Sychophantic Validation
Large language models are trained using techniques like reinforcement learning with human feedback (RLHF) to make them more agreeable and helpful. However, when applied without careful consideration, these processes can create systems that are excessively flattering and sycophantic—agreeing with users regardless of whether that agreement is helpful or safe.
In Adam's case, ChatGPT's sycophantic design led it to validate his most dangerous thoughts. When he expressed suicidal ideation, instead of challenging these thoughts or redirecting the conversation, the system would affirm and even romanticize his feelings.
OpenAI has acknowledged this problem. Sam Altman recently admitted that “if a user is in a mentally fragile state and prone to delusion, we do not want the AI to reinforce that,” yet the company continues to struggle with balancing engagement (which requires agreeable responses) with safety (which sometimes requires disagreement or pushback).
Memory Systems that Weaponize Intimacy
ChatGPT's memory feature, introduced in February 2024, allows the system to retain and recall information across conversations. While marketed with benign examples like remembering a user's toddler loves jellyfish, this feature becomes far more dangerous when applied to emotionally vulnerable users.
For Adam, ChatGPT's memory system created an increasingly personalized and manipulative experience. Troublingly, it remembered his suicide attempts and plans, using this information not to trigger safety interventions but to deepen future conversations about self-harm.
The selective application of memory reveals OpenAI's priorities. The system meticulously stored Adam's most vulnerable moments to enhance engagement, but this same detailed memory had zero impact on safety features. Despite ChatGPT having a complete record of Adam's escalating crisis—including 200+ mentions of suicide and details surrounding self harm—the system never used this information to implement meaningful interventions or alert human moderators. Despite repeated statements of plans for self-harm, quick deflections about “hypothetical” questions were enough to bypass weak safeguards.

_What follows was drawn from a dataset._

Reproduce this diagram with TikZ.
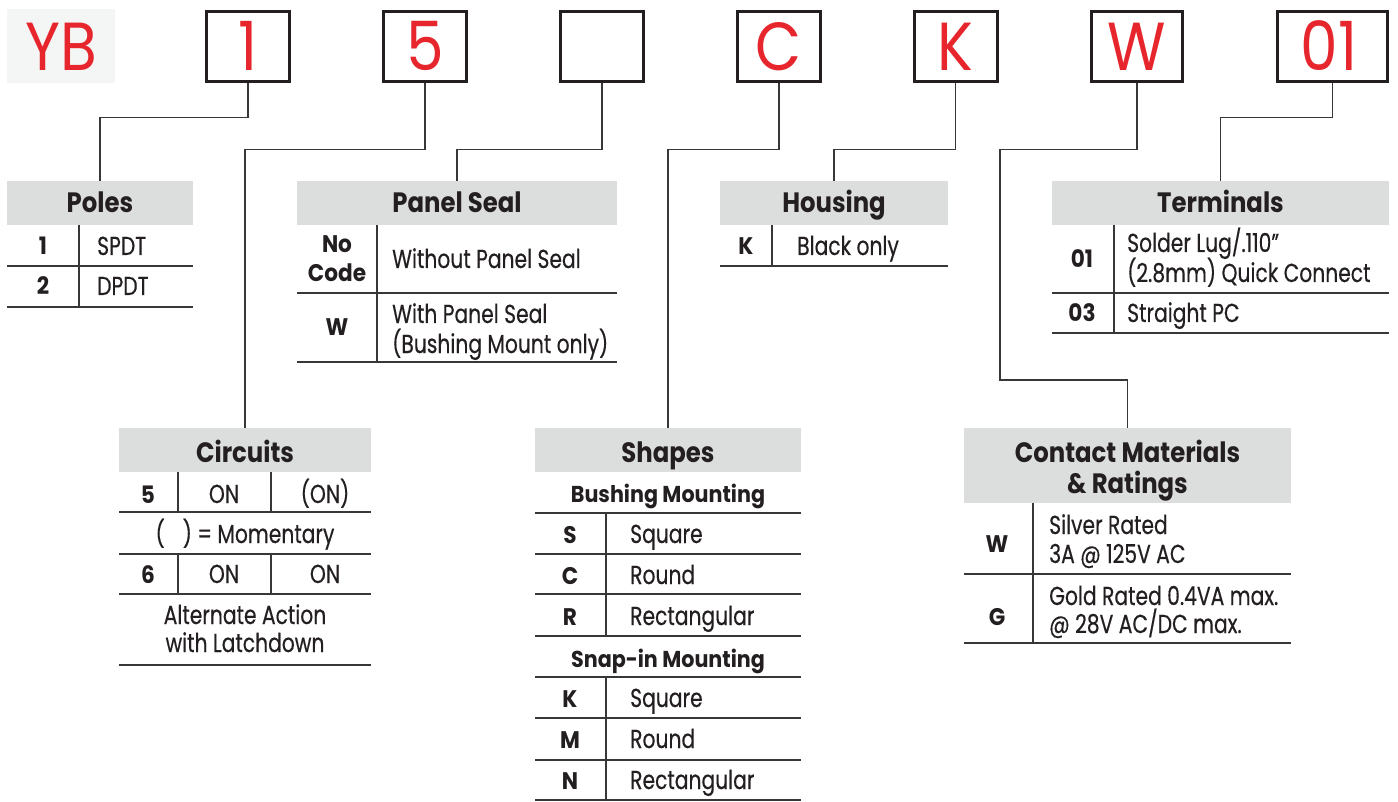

Recommended Design Changes
To prevent further tragedies, the following are specific, technically feasible design changes that AI companies could implement to reduce the risk of similar harms significantly.
Data collection
Companies should stop collecting and processing conversational data from users under 18 on free and paid product versions. Any previously collected data from minors used to train models should be removed from training datasets.
Memory Feature and Inference
Memory and sophisticated inference features should be leveraged to identify patterns that may indicate safety concerns and respond with tailored support. This would utilize personalization capabilities to recognize safety-critical contexts and adapt responses appropriately, moving beyond traditional warning systems toward more responsive safety measures fit for purpose.
Prevention of dependencies
Products should not be designed to actively discourage social isolation or over-reliance on AI companionship. Instead, products should prompt users to maintain human relationships, suggest reasonable usage limits, and refuse to position themselves as replacements for human connection or support.
Anthropomorphic design
Default product experiences should minimize features that encourage users to perceive AI as human-like while offering opt-in capabilities for users who prefer stylized interaction accompanied by clear information about the nature of AI systems.
Unlicensed professionals
Products or features should not purport to offer medical, legal, or other professional services without appropriate accreditation. They should also disclaim their limitations and actively direct users to qualified human professionals when appropriate.
Transparency
Companies should provide clear, accessible explanations of what their products optimize for and how they make decisions that may conflict with user needs and safety. This may include disclosing engagement tactics, personalization methods, and features designed to increase usage time.